Introducing 'was' into a statemement

In [32]:
from chemdataextractor import Document
from chemdataextractor.model import Compound
from chemdataextractor.doc import Paragraph, Heading

In [33]:
d = Document(
    Paragraph(u'The CO2 uptake capacity of TMOF-1 was 1.2 mmol g-1') #deleted -6.8 mmol to reduce complexity
)
#The word 'was' is the key difference in this sentence and my parser is not recognizing it

In [34]:
d

In [35]:
d.records.serialize()

[{'capacities': [{'value': '1.2', 'units': 'mmolg-1'}]}]

In [36]:
from chemdataextractor.model import BaseModel, StringType, ListType, ModelType

class Capacity(BaseModel):
    value = StringType()
    units = StringType()
    
Compound.capacities = ListType(ModelType(Capacity))

In [37]:
import re
from chemdataextractor.parse import R, I, W, Optional, merge
from chemdataextractor.parse.common import lbrct, dt, rbrct

prefix = (Optional(I(u'uptake')) + Optional(I(u'capacity')) + Optional(I('was'))).hide()
units = (I(u'mmol') + I('g-1'))(u'units').add_action(merge)
value = R(u'^\d+(\.\d+)?$')(u'value')
cp = (prefix + value + units)(u'cp')

In [38]:
#bracket_any = lbrct + OneOrMore(Not(cp) + Not(rbrct) + Any()) + rbrct
#delim = R('^[:;\.,]$')
#cem_cp_phrase = (Optional(cem) + Optional(I('having')).hide() + Optional(delim).hide() + Optional(bracket_any).hide() + Optional(delim).hide() + Optional(lbrct) + cp + Optional(rbrct))('cp_phrase')

In [39]:
from chemdataextractor.parse.base import BaseParser
from chemdataextractor.utils import first

class CpParser(BaseParser):
    root = cp

    def interpret(self, result, start, end):
        compound = Compound(
            capacities=[
                Capacity(
                    value=first(result.xpath('./value/text()')),
                    units=first(result.xpath('./units/text()'))
                )
            ]
        )
        yield compound

In [40]:
Paragraph.parsers = [CpParser()]

In [41]:
d = Document(
    Paragraph(u'The CO2 uptake capacity of TMOF-1 was 1.2 mmol g-1') #deleted -6.8 mmol to reduce complexity
)

In [42]:
d.records.serialize()

[{'capacities': [{'value': '1.2', 'units': 'mmolg-1'}]}]

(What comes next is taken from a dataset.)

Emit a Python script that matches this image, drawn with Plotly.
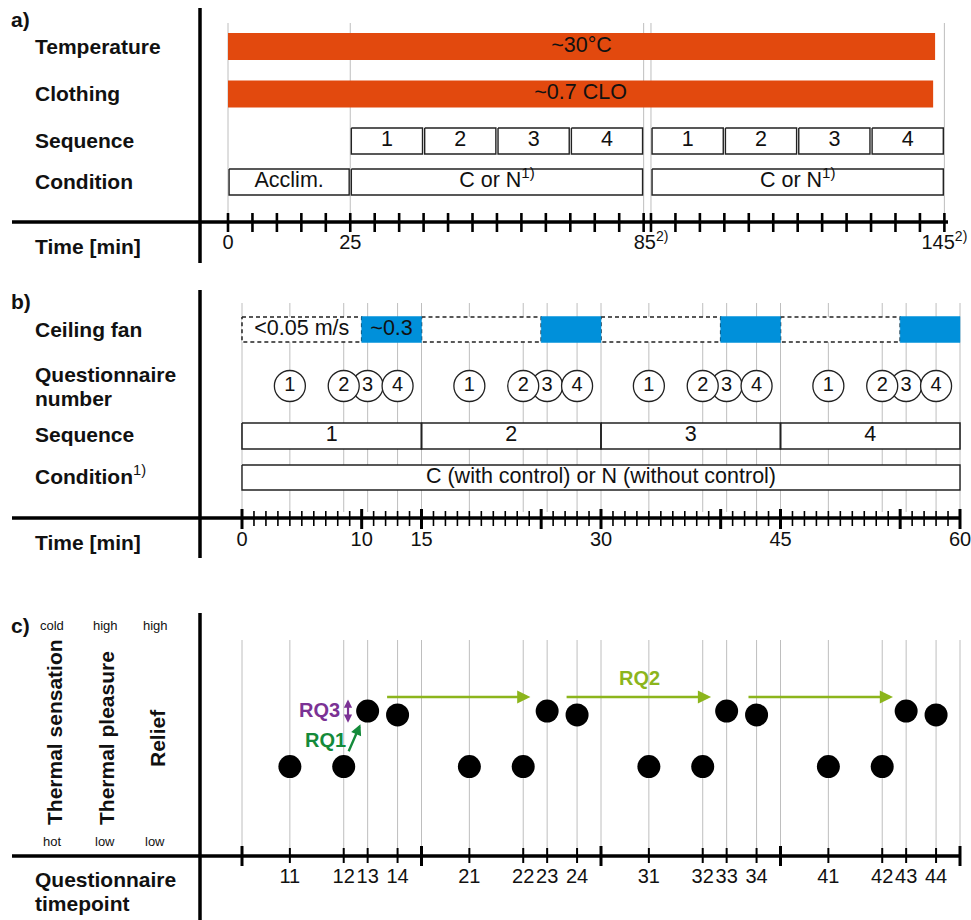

Chemical name recognition with value recognition

In [43]:
c = Document(
    Paragraph(u'The CO2 uptake capacity of TMOF-1 was 1.2 mmol g-1') #deleted -6.8 mmol to reduce complexity
)
#The word 'was' is the key difference in this sentence and my parser is not recognizing it

In [44]:
c

In [45]:
c.records.serialize()

[{'capacities': [{'value': '1.2', 'units': 'mmolg-1'}]}]

In [46]:
from chemdataextractor.model import BaseModel, StringType, ListType, ModelType

class Capacity(BaseModel):
    value = StringType()
    units = StringType()
    
Compound.capacities = ListType(ModelType(Capacity))

In [47]:
import re
from chemdataextractor.parse import R, I, W, Optional, merge
from chemdataextractor.parse.common import lbrct, dt, rbrct

prefix = (Optional(I(u'uptake')) + Optional(I(u'capacity')) + Optional(I('was'))).hide()
units = (I(u'mmol') + I('g-1'))(u'units').add_action(merge)
value = R(u'^\d+(\.\d+)?$')(u'value')
cp = (prefix + value + units)(u'cp')

In [55]:
from chemdataextractor.parse.cem import cem, chemical_label, lenient_chemical_label, solvent_name
from chemdataextractor.parse.elements import W, I, R, Optional, Any, OneOrMore, Not, ZeroOrMore

bracket_any = lbrct + OneOrMore(Not(cp) + Not(rbrct) + Any()) + rbrct
delim = R('^[:;\.,]$')
cem_cp_phrase = (Optional(cem) + Optional(chemical_label) + Optional(lenient_chemical_label) + Optional(I('having')).hide() + Optional(delim).hide() + Optional(bracket_any).hide() + Optional(delim).hide() + Optional(lbrct) + cp + Optional(rbrct))('cp_phrase')
to_give_cp_phrase = ((I('to') + (I('give') | I('afford') | I('yield') | I('obtain')) | I('affording') | I('afforded') | I('gave') | I('yielded')).hide() + Optional(dt).hide() + (cem | chemical_label | lenient_chemical_label) + ZeroOrMore(Not(cp) + Not(cem) + Any()).hide() + cp)('cp_phrase')
obtained_cp_phrase = ((cem | chemical_label | lenient_chemical_label) + (I('is') | I('are') | I('was')).hide() + (I('afforded') | I('obtained') | I('yielded')).hide() + ZeroOrMore(Not(cp) + Not(cem) + Any()).hide() + cp)('cp_phrase')

cp_phrase = cem_cp_phrase | to_give_cp_phrase | obtained_cp_phrase

In [61]:
from chemdataextractor.parse.base import BaseParser
from chemdataextractor.utils import first

class cem_CpParser(BaseParser):
    root = cp_phrase

    def interpret(self, result, start, end):
        compound = Compound(
            capacities=[
                Capacity(
                    value=first(result.xpath('./value/text()')),
                    units=first(result.xpath('./units/text()'))
                )
            ]
        )
        cem_el = first(result.xpath('./cem'))
        if cem_el is not None:
            compound.names = cem_el.xpath('./name/text()')
            compound.labels = cem_el.xpath('./label/text()')
        yield compound

In [62]:
Paragraph.parsers = [cem_CpParser()]

In [64]:
c = Document(
    Paragraph(u'The CO2 uptake capacity of TMOF-1 was 1.2 mmol g-1') #deleted -6.8 mmol to reduce complexity
)

In [65]:
c.records.serialize()

[{'names': ['TMOF-1'], 'capacities': [{}]}]